Once the gang's all together, the drongo also acts as a vigilant sentinel, sounding the alarm if it spots a predator.
The Greater Racket-tailed Drongo has been the subject of multiple studies in India, Sri Lanka, and Myanmar. At least one of these studies showed that drongos in mixed flocks do have increased rates of feeding, compared to when they’re on their own. They apparently benefit from the flushing of insects by the other birds. If they didn’t get some benefit, why would they use mimicry to assemble a flock?
Occasionally, Greater Racket-tailed Drongos can be jerks. While acting as a sentinel in a mixed flock, a drongo makes its alarm call. “Hit the deck everyone, there’s a predator about!” The drongo’s flock mates freeze or hide, and some drop whatever juicy bug they were about to eat.
But this was actually a false alarm. There was never a predator, and the drongo knew that. It just wanted a flockmate to freak out and drop its prey.
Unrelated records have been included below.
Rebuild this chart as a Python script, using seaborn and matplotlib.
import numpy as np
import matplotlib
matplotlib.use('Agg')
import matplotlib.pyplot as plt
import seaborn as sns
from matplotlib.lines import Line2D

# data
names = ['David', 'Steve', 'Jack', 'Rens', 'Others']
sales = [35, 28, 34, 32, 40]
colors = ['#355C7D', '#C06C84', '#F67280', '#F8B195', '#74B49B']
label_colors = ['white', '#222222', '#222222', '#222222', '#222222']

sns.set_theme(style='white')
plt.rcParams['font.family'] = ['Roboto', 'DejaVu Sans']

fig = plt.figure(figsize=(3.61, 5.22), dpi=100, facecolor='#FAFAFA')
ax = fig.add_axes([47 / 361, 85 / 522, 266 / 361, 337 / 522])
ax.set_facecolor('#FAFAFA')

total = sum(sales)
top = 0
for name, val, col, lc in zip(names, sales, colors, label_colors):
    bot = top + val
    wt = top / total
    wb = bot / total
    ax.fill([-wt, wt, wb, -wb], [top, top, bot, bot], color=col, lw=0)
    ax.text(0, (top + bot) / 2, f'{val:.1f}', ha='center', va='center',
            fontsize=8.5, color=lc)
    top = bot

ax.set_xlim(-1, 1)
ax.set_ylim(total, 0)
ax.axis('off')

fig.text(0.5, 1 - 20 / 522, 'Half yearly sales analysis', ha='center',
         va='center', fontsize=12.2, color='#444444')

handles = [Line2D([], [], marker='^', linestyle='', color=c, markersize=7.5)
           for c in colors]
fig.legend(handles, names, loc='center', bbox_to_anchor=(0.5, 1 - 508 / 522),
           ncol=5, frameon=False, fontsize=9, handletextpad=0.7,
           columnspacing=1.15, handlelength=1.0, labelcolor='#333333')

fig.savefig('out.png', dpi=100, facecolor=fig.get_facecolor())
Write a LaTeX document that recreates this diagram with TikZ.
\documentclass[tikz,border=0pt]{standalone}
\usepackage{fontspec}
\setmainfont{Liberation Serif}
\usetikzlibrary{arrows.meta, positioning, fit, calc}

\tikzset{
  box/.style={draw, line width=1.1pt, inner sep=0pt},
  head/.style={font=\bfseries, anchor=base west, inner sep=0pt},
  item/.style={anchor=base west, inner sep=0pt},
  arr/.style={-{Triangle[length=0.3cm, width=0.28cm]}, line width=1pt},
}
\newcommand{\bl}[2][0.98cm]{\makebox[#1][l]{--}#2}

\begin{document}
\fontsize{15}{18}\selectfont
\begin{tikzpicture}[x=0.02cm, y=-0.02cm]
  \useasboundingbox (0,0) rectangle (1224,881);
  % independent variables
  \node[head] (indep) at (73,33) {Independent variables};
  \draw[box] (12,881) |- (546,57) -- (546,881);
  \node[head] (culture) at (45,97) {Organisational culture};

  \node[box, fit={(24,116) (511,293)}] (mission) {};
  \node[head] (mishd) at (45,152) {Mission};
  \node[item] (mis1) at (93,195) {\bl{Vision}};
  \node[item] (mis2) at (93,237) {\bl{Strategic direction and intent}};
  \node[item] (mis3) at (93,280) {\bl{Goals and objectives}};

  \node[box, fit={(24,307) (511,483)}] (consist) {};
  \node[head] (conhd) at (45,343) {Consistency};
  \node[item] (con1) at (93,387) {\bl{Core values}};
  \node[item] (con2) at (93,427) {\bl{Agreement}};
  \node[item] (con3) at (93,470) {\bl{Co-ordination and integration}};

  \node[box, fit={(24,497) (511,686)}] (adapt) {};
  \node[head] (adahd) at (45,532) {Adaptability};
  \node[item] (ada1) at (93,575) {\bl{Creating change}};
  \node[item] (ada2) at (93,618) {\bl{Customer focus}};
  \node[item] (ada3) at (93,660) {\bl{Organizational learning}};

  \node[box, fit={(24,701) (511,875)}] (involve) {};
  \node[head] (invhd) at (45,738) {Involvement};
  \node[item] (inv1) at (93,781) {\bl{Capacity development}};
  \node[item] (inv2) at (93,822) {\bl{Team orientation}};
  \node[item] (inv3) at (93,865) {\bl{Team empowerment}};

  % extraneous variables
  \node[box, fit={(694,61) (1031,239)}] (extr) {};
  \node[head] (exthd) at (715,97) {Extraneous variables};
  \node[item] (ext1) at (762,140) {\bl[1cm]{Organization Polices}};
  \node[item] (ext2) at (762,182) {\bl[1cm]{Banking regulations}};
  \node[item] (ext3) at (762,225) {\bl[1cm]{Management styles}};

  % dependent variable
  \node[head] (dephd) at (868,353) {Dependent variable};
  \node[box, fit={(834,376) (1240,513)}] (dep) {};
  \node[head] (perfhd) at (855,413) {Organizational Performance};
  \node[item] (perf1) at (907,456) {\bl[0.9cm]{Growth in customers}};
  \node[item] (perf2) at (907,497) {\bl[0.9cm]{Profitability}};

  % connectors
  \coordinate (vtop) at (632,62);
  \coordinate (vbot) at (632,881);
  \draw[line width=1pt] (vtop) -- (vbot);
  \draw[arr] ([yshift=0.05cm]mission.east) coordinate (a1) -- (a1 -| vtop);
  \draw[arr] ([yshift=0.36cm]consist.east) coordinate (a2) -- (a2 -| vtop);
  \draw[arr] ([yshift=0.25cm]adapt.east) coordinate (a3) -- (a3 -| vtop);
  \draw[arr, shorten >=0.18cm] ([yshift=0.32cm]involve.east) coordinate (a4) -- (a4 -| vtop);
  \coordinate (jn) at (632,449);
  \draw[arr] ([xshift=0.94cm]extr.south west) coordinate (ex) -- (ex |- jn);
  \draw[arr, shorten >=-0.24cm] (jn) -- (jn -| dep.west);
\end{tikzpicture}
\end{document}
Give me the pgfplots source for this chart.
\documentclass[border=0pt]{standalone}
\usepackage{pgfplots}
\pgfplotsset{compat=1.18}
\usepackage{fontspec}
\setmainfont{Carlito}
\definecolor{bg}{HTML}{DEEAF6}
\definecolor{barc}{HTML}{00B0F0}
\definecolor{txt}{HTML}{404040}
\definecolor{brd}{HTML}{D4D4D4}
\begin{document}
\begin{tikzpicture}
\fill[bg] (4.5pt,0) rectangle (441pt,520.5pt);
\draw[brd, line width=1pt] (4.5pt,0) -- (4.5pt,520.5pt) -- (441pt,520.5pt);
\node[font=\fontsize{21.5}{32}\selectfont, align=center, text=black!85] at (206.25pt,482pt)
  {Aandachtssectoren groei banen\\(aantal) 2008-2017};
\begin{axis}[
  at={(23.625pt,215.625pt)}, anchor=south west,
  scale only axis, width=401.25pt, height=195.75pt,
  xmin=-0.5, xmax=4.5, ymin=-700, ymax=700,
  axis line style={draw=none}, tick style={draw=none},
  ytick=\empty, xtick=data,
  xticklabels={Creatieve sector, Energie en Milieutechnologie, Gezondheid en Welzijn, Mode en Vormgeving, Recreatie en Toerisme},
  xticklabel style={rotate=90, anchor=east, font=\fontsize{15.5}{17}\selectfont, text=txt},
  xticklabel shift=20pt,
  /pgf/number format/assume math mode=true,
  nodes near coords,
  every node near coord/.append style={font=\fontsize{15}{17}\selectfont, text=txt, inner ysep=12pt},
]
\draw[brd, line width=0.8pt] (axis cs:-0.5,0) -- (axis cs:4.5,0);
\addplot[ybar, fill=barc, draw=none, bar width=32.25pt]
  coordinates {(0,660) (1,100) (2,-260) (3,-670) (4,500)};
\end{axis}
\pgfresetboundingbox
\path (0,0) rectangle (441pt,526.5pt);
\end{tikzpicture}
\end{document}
Then the drongo could swoop over and get a free lunch. This is an example of kleptoparasitism, where one species steals a meal from another species.
Life in a mixed-species flock is complex. Most of the birds must benefit from their association with the other species. Otherwise, mixed flocks wouldn’t exist. But there are trade-offs and some costs too. Like getting your lunch stolen by a low-down, no-good, kleptoparasitic drongo.